Las descripciones más descarnadas, sin embargo, corresponden a los judíos, motivo por el cual yo supongo que El cementerio de Praga no tuvo la difusión que merece, pues sin temor a equivocarme, se puede considerar como la obra maestra de las conspiraciones. Y el ninguneo de esta obra, que data del 2010, tal vez se deba a que, en buena medida, algo –o mucho— de lo que se dice en el libro pudiera ser cierto.
A este respecto, al autor de esta columna de culto no deja de intrigarle el odio que los judíos han despertado siempre en otras razas del mundo a lo largo de la historia. En efecto: en todos los tiempos los judíos han sido objeto de desprecio en los lugares a donde llegaron a vivir. En 1492, el mismo año en que Colón llegó a América, los gobiernos de España y de Portugal hicieron oficial la expulsión de los que profesaban la fe de Moisés.
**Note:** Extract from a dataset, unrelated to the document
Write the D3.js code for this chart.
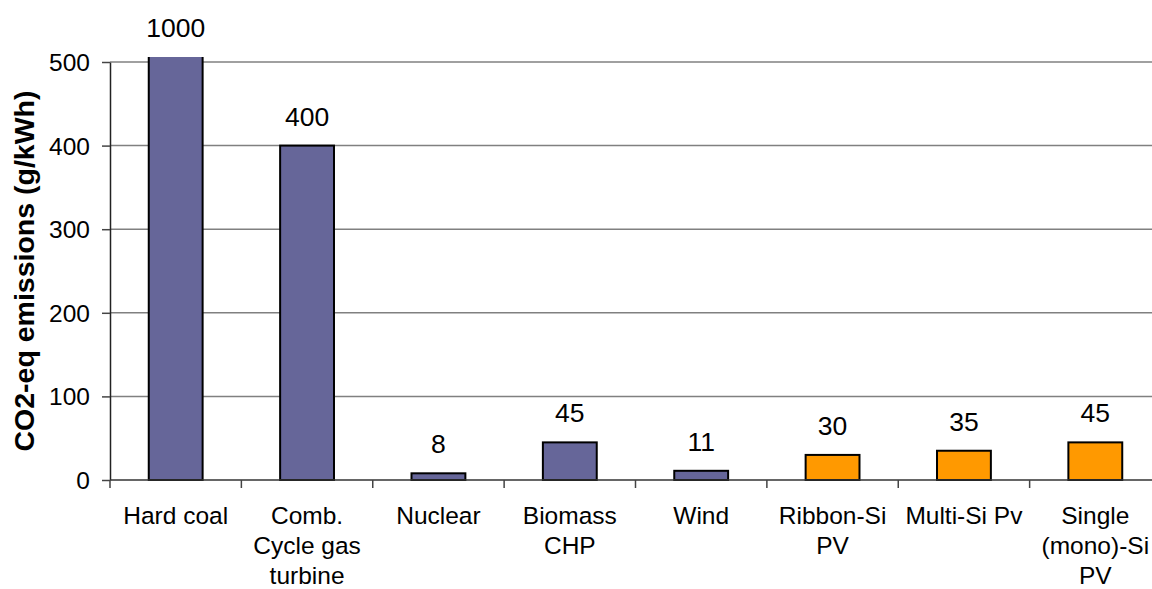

Los hebreos que se quedaron en España y en Portugal tuvieron que renunciar a su fe y convertirse a la religión católica. No obstante, muchos conversos profesaban en secreto su religión. A estos se les denominaba “marranos”, lo que no deja de ser una ironía, pues supuestamente los judíos no consumen la carne de puerco. Por cierto, los que eran pescados in fraganti eran terriblemente castigados por el Santo Oficio, que de santo no tiene nada.
Lo intrigante es el motivo que orillaba a los demás a ver con desconfianza a los judíos, pues no sólo de dos países europeos fueron expulsados en el pasado, sino que en muchos más (en la misma Praga del siglo XVIII los checos los atacaban sin mediar motivo alguno, hasta que los echaron fuera) hicieron lo mismo. En El mercader de Venecia, Shakespeare pinta al protagonista (que es judío) como un tipo avaricioso, sin escrúpulos. No es su culpa: era lo que se veía en su tiempo.
Visto a la distancia, hoy se podría decir que buena parte de los prejuicios en contra de los judíos era producto de la ignorancia, pues estamos hablando de varios siglos atrás. Bueno, en realidad esa no parece ser la verdadera razón, pues en el siglo XX, en Alemania, el odio irracional en contra de los hijos de Israel fue el causante principal de la Segunda Guerra Mundial.
Por tanto, la novela El cementerio de Praga cumple a la perfección con su objetivo: hace reflexionar al lector que tuvo el buen tino de haberle hincado el diente, pues difícilmente saldrá defraudado.
Es una lástima que no exista el Umberto Eco mexicano que haría mucho más interesante nuestra historia si la aderezara con alguna conspiración en la que participaran masones y jacobinos, como ocurrió realmente con los fundadores de Estados Unidos.